It was just a few years after Leon Schumacher joined the University of Missouri that the agricultural mechanization program changed its name to Agricultural Systems Management (ASM). The program, located in the MU College of Agriculture, Food and Natural Resources Division of Food Systems and Bioengineering (FSB), updated its name in the early 1990s to reflect the changing teaching focus, as well as the ever-changing technology.
Now, nearly 30 years later, the program is updating its name once again to reflect new strategic priorities. The new name change, which went into effect in October, is from ASM to Agricultural Systems Technology (AST).
“We are excited about the change,” said Jinglu Tan, director of FSB. “This is not just a name change but a major revision of the curriculum reflecting a new direction we are taking strategically. Continued success of agriculture will heavily depend on novel digital technologies. The new program will prepare graduates with a new skillset critical to the future of agriculture and industry.”
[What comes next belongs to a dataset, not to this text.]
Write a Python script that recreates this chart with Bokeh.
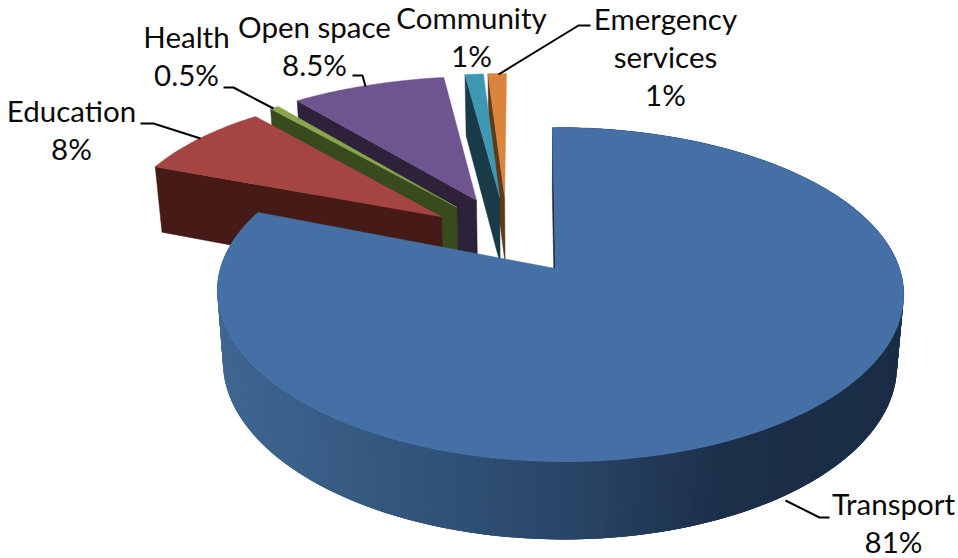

Schumacher serves as the program coordinator for AST. He said they received feedback from current students, alumni and various businesses when considering the name change. A handful of similar programs across the country had already adopted the name change, which also helped the faculty at MU push to highlight its new strategic focus.
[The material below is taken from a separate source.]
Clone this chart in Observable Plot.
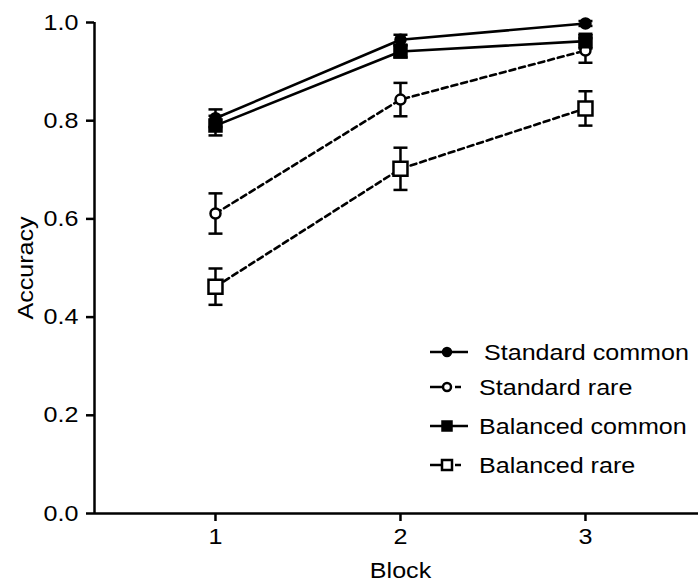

“I think the agricultural systems management name was, at times, tough to explain,” Schumacher said. “The primary goal of the AST program is to promote the digital transformation that is occurring in agriculture. With the updated name, it really captures what our students are learning and taking with them when they join the workforce. The new name is more descriptive of the work we’re doing and makes it easier to explain to interested students.”
AST combines interests in machines and business. This career puts students at the forefront of technological innovation in agriculture, environmental protection and related industries. Through the combination of business principles and a knowledge of the latest technology, AST students develop the skills necessary to become successful in sales, service, product development and environmental management positions with agribusinesses. Students interested in production agriculture emphasize precision agriculture and environmental protection.
“There are so many exciting facets of this program,” Schumacher said. “The technology is always changing, too. It’s really exciting for us to help farmers and landowners implement this new technology on their operations.”
Along with a well-rounded degree, the program also offers a certificate in precision agriculture.
“When I started working on my PhD, and that’s been a few years ago, I remember reading a magazine completely focused on artificial intelligence,” Schumacher said. “At the time, I knew this is where we were headed. I really wanted to study the subject and research it. In the last five years, that’s what I’ve been doing. It’s been an incredible experience, and it’s just a lot of fun. I love passing that excitement down to the students.”